Parowozownia w Wolsztynie

Miejsce było już dość długo na mojej liście „do odwiedzenia”, ale jakoś nigdy nie udało się tam pojechać. W końcu stwierdziłem, że nadszedł ten czas, prognozy pogody na sobotę były w porządku, a i czasu wolnego wystarczająco więc nikłe szanse na niepowodzenie.

Klasycznie już na miejsce dotarliśmy autem. Dojazd z Poznania DK5 oraz DK32 zajął ok. 1,5h – zgodnie z prognozami Google Maps / Here we go, a drogi były w całkiem niezłym stanie. Opcjonalną jest zawsze użycie autostrady, ale moim zdaniem zysk 10min nie jest warty nadrobienia 20km oraz dopłaty za autostradę.

Na miejscu okazało się, że akurat wtedy (7 lipca) był dzień z serii Lata z parowozami więc wstęp był bezpłatny. Po drugie, dotarliśmy na miejsce parę minut przed południem i akurat zdążyliśmy na przejazd pociągiem prowadzącym przez parowozów do stacji Wolsztyn Skansen i z powrotem. 20min jazdy, ale trzeba przyznać, że fajna atrakcja na początek. Warto jednak zauważyć, że atrakcja jest dość popularna i było bardzo dużo dzieci, a co za tym idzie – hałas. Na szczęście jednak długo nie trwało jak większość opuściła parowozownię i mogliśmy w spokoju zwiedzać kolejne jej zakamarki.

Jako podstawę co należy mieć w pamięci – nie jest to typowe muzeum z pięknymi opisami czy innowacyjnymi pomysłami z nowoczesnych muzeów. Parowozownia Wolsztyn jest działającym cały czas zakładem pracy. Dlatego jeśli kogoś przeraża widok roboczego warsztatu, specyficznego zapachu takich miejsc to może uznać miejsce za nieciekawe wręcz słabe.

Na szczęście jednak z pomocą tutaj przychodzi seria Wielkopolskich Questów wśród których mamy zabawę o Parowozowni – do pobrania TUTAJ. Zręcznym rymem prowadzi nas przez historię miejsca, wskazuje wszystkie ważne obiekty na jej terenie. W zasadzie dopiero po jej zakończeniu stwierdziłem, że warto było tam przejechać. Jestem przekonany, że bez tego zwiedzanie byłoby… niepełne. Zabrakło mi przewodnika-pasjonata, choć quest zastąpił go w jakimś stopniu. Szkoda jednak, że ocena zależy od wcześniejszego przygotowania – gdybym nie znał takich zabaw opinia o parowozowni zdecydowanie by poleciała w dół.

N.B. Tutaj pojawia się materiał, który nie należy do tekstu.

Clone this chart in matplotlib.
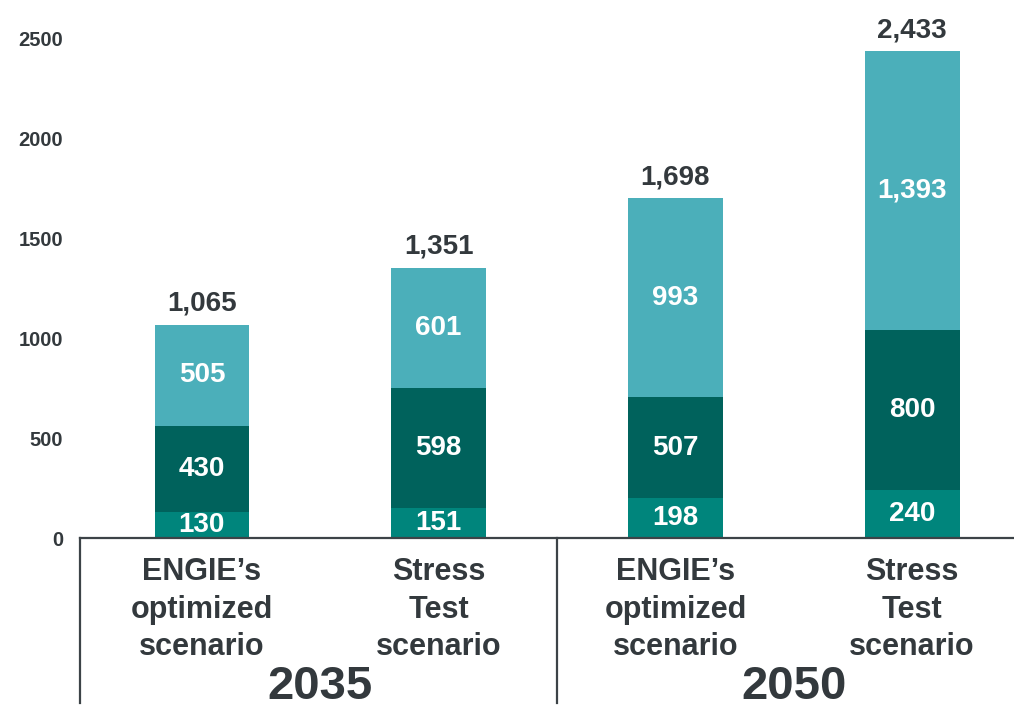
import matplotlib
matplotlib.use("Agg")
import matplotlib.pyplot as plt
from matplotlib import font_manager
import numpy as np

# data
years = ["2035", "2050"]
scenarios = ["ENGIE\u2019s\noptimized\nscenario", "Stress\nTest\nscenario",
             "ENGIE\u2019s\noptimized\nscenario", "Stress\nTest\nscenario"]
bottom_vals = [130, 151, 198, 240]
middle_vals = [430, 598, 507, 800]
top_vals = [505, 601, 993, 1393]
totals = [1065, 1351, 1698, 2433]
yticks = [0, 500, 1000, 1500, 2000, 2500]

c_bottom = "#00857C"
c_middle = "#00625C"
c_top = "#4BAFBA"
dark = "#33393D"

names = {f.name for f in font_manager.fontManager.ttflist}
narrow = "Liberation Sans Narrow" if "Liberation Sans Narrow" in names else "Liberation Sans"
wide = "Liberation Sans"

W, H = 1014, 710
fig = plt.figure(figsize=(W / 100, H / 100), dpi=100)
ax = fig.add_axes([80 / W, 1 - 538 / H, 1 - 80 / W, 538 / H])

x = np.arange(len(scenarios))
w = 0.4
b1 = ax.bar(x, bottom_vals, w, color=c_bottom, zorder=2)
b2 = ax.bar(x, middle_vals, w, bottom=bottom_vals, color=c_middle, zorder=2)
top_bottom = np.array(bottom_vals) + np.array(middle_vals)
b3 = ax.bar(x, np.array(totals) - top_bottom, w, bottom=top_bottom, color=c_top, zorder=2)

for bars, vals in [(b1, bottom_vals), (b2, middle_vals), (b3, top_vals)]:
    for r, v in zip(bars, vals):
        ax.text(r.get_x() + r.get_width() / 2, r.get_y() + r.get_height() / 2,
                f"{v:,}", ha="center", va="center", color="white",
                fontsize=20, fontweight="bold", family=narrow)

for xi, t in zip(x, totals):
    ax.annotate(f"{t:,}", (xi, t), xytext=(0, 6), textcoords="offset points",
                ha="center", va="bottom", color=dark, fontsize=20,
                fontweight="bold", family=narrow)

ax.set_xlim(-0.515, 3.43)
ax.set_ylim(0, 2690)
ax.set_yticks(yticks)
ax.set_yticklabels([str(v) for v in yticks], fontsize=14.5, fontweight="bold",
                   color=dark, family=wide)
ax.tick_params(axis="y", length=0, pad=12)
ax.set_xticks([])
for s in ["top", "right", "left"]:
    ax.spines[s].set_visible(False)
ax.spines["bottom"].set_color("#3C4347")
ax.spines["bottom"].set_linewidth(1.6)

trans = ax.get_xaxis_transform()
y_end = -(703 - 538) / 538
for xv in [-0.515, 1.5]:
    ax.plot([xv, xv], [0, y_end], transform=trans, clip_on=False,
            color="#3C4347", lw=1.6)

for xi, lab in zip(x, scenarios):
    ax.text(xi, -(557 - 538) / 538, lab, transform=trans, ha="center", va="top",
            fontsize=22, fontweight="bold", color=dark, family=wide,
            linespacing=1.33)

for i, yr in enumerate(years):
    ax.text(2 * i + 0.5, -(687 - 538) / 538, yr, transform=trans, ha="center",
            va="center", fontsize=34, fontweight="bold", color=dark, family=narrow)

fig.savefig("out.png", dpi=100)
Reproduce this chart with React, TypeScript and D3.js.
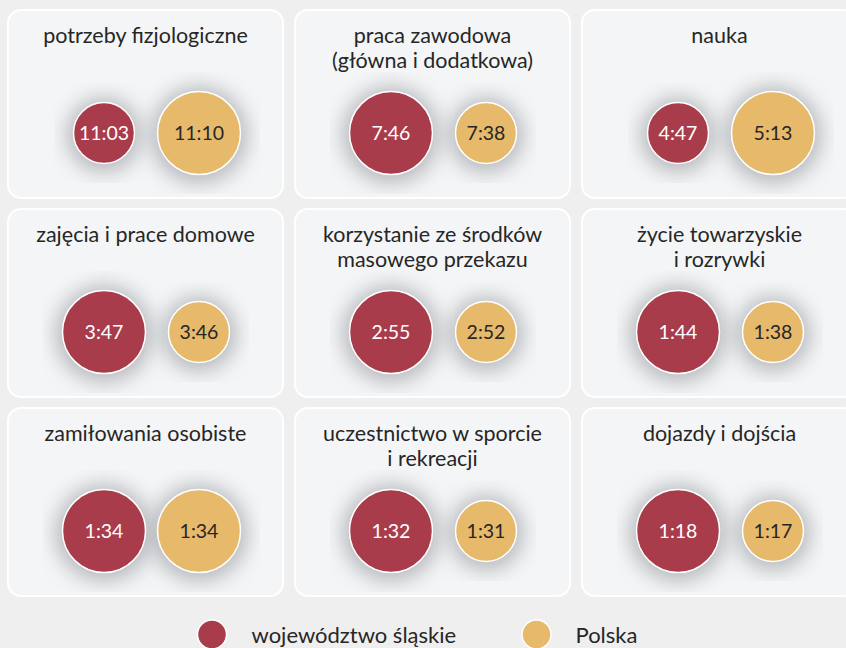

Na plus jednak należy docenić przeróżne modele parowozów, jedne w lepszym, drugie w gorszym stanie, ale generalnie kawał historii technicznej. Miejsce na pewno ma aspiracje, bo marketing mają świetny. Ale z drugiej strony zastanawiam się czy to, że jednak pracują tam cały czas, nie zacznie ograniczać ich możliwości rozwoju turystycznego.

Pozytywna jest również lokalizacja – dojazd z Poznania do Wolsztyna możliwy jest bezpośrednimi pociągami, a lokalny dworzec jest od Parowozowni kilkanaście minut spacerem.

Co do samego miasteczka – jest po prostu ładne. Uporządkowane ulice, kostka na ulicach zamiast pękającego betonu, masa kwiatów – to naprawdę sprawia, że spacer tam jest całkiem przyjemny, a wizyta na molo punktem obowiązkowym po wizycie u kolejarzy.